Stumme Instrumente sind ein Frevel
Anhalter Kreuz: Mehr als 60 Jahre engagierte sich Horst Köhn in der Posaunenarbeit
Von Danny Gitter
Eine Auszeichnung für etwas, was doch selbstverständlich ist, hätte es nicht unbedingt gebraucht«, sinniert Horst Köhn über das Anhalter Kreuz. Das Dankzeichen der Evangelischen Landeskirche Anhalts bekam der 83-Jährige im vergangenen November für seine Verdienste rund um die Posaunenarbeit verliehen. Für ihn schließt sich damit gewissermaßen ein Kreis. Denn nach über sechs Jahrzehnten hat er aus gesundheitlichen und aus Altersgründen im vorigen Jahr die Posaunenarbeit schweren Herzens aufgegeben. Sein Instrument gab Horst Köhn an einen jüngeren Mitstreiter im Dessauer Posaunenchor weiter. Denn stumme Instrumente sind für ihn ein Frevel. Sie sollen spielen und gespielt werden, wenn auch ohne ihn.
Was bleibt, sind Fotoalben, Urkunden und diverse Zeitungsartikel, die sich so im Laufe der Zeit über die Arbeit des Dessauer Posaunenchors angesammelt haben. Auf seinem Wohnzimmertisch liegen einige dieser gedruckten Zeitzeugen. Horst Köhn kann Geschichten erzählen und dabei die Zeit vergessen. Dabei schätzt sich der aufgeweckte Senior selbst nicht als Mann der großen Worte ein.

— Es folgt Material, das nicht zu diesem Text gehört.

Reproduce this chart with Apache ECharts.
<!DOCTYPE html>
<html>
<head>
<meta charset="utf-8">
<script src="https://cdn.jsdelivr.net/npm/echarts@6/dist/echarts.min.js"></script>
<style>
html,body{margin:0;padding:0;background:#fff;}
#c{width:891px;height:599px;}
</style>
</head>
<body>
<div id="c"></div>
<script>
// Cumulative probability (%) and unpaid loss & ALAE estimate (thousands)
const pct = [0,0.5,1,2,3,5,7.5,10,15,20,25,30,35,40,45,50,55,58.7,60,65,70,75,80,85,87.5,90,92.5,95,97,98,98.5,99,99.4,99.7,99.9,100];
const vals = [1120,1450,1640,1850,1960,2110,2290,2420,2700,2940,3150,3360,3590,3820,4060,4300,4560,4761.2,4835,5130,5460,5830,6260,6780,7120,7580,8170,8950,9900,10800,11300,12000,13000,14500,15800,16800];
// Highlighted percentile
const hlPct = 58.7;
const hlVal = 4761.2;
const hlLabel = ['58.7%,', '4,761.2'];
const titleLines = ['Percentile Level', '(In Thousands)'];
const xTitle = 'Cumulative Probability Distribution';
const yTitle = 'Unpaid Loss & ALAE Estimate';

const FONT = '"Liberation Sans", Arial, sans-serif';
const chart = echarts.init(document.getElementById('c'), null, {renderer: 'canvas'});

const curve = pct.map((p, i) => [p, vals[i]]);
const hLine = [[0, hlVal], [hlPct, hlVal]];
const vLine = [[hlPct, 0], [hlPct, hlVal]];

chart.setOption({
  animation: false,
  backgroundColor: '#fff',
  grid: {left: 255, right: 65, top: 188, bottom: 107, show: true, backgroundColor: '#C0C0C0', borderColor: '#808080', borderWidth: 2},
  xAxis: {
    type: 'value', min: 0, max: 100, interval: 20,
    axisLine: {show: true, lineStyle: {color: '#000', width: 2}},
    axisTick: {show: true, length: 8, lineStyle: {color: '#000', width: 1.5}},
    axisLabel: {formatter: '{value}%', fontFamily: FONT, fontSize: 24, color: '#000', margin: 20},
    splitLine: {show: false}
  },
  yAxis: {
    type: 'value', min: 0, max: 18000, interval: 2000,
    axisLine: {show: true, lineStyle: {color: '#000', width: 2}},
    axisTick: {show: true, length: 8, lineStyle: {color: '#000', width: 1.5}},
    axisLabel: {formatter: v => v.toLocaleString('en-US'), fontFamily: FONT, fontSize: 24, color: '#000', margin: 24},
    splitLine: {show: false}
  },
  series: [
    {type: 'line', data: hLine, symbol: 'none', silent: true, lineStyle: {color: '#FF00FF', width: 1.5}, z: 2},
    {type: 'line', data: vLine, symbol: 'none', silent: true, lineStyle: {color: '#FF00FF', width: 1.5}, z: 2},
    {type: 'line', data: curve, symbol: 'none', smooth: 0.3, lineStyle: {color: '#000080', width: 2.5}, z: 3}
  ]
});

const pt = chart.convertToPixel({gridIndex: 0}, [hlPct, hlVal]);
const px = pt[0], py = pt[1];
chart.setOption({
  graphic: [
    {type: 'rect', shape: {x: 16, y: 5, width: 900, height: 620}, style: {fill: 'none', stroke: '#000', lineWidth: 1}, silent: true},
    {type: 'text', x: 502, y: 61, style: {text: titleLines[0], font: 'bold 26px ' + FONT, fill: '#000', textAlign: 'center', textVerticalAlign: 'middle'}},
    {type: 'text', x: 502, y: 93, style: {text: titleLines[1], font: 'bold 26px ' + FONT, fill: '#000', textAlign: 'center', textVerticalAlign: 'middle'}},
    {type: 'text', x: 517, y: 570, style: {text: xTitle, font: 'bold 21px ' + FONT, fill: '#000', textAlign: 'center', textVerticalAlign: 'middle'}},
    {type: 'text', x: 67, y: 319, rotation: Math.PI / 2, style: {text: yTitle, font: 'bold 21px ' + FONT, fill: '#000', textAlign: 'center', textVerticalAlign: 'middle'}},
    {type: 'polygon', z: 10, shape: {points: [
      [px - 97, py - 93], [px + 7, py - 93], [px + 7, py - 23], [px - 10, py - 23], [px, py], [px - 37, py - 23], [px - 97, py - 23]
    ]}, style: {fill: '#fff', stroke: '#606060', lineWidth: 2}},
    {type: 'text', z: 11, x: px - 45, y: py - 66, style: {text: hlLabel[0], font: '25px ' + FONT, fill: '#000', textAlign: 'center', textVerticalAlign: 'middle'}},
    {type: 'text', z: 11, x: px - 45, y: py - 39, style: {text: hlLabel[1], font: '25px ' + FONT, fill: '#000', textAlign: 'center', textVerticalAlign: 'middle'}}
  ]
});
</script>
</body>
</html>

Seine Sprache war eher die Musik. Doch besonders musikalisch war er laut eigener Auskunft nie. »Wenn wir früher in der Schule im Chor singen mussten, dann hielt der Musiklehrer sein Ohr hin und sagte ›Köhn, du brummst‹», erinnert er sich noch genau. Als Arbeiterkind, geboren und aufgewachsen in der brandenburgischen Provinz, wollte er ein bisschen gegen den Staat rebellieren und als Diakon den Schwachen helfen. Doch war er mit 14, mit dem Schulabschluss in der Tasche, noch zu jung für eine Ausbildung. Also lernte der junge Köhn erst einmal Tischler. Danach konnte er sich seinen eigentlichen Berufswunsch endlich erfüllen.
Aber ohne eine musikalische Ausbildung kein Abschluss als Diakon und keine Zukunft in diesem Beruf. Im Martinshof in Rothenburg, wo er sich zum Diakon ausbilden ließ, probierte der eigentlich Unmusikalische verschiedene Blasinstrumente aus und blieb bei der Posaune hängen. Wenn jemand Zeit hatte, wurde mit ihm geübt. »Größtenteils habe ich mir das aber autodidaktisch beigebracht«, erinnert sich Horst Köhn. Lange arbeitete er in einem brandenburgischen Kinderheim. Wann immer es ging, griff Horst Köhn in der Freizeit zum Instrument.
Mit der Posaune die Stasi ausgetrickst
Unzählige Veranstaltungen begleiteten er und die anderen Blechbläser in den vergangenen Jahrzehnten im In- und Ausland. Manche Erinnerungen sind verblasst, andere dagegen sehr lebendig. Bei einem Posaunentag in Bautzen 1954 lud ein Pfarrer seinen Posaunenchor zu einem Geburtstagsständchen für die Gattin ein. Danach gab es auch Riesenapplaus aus dem Nachbargebäude, dem berüchtigten Stasigefängnis. Da konnte die Staatsmacht nichts machen. Das Erzählen über diese kleine Rebellion zaubert ihm noch heute ein Lächeln ins Gesicht.
1969 zog Horst Köhn nach Dessau, arbeitete fortan als Pfleger in der Anhaltischen Diakonissenanstalt und gründete hier einen Posaunenchor mit. Diesen leitet seit Jahrzehnten sein Sohn Andreas. Musik hat eben doch eine Heimat in der Familie Köhn gefunden, auch wenn sie behauptet, vom Opa über die Kinder bis hin zu den Enkeln nicht besonders musikalisch zu sein. Blechblasinstrumente spielen sie alle.
Es sind schöne Erinnerungen, die Horst Köhn bleiben. Denn das Posaunenspiel hat ihn nicht nur musikalisch bereichert. »Egal, ob in der Familie oder im Chor, immer hat man beim Musizieren diese starke Gemeinschaft gespürt«, erzählt er. Daher fällt ihm das Loslassen auch nach über einem Jahr noch schwer.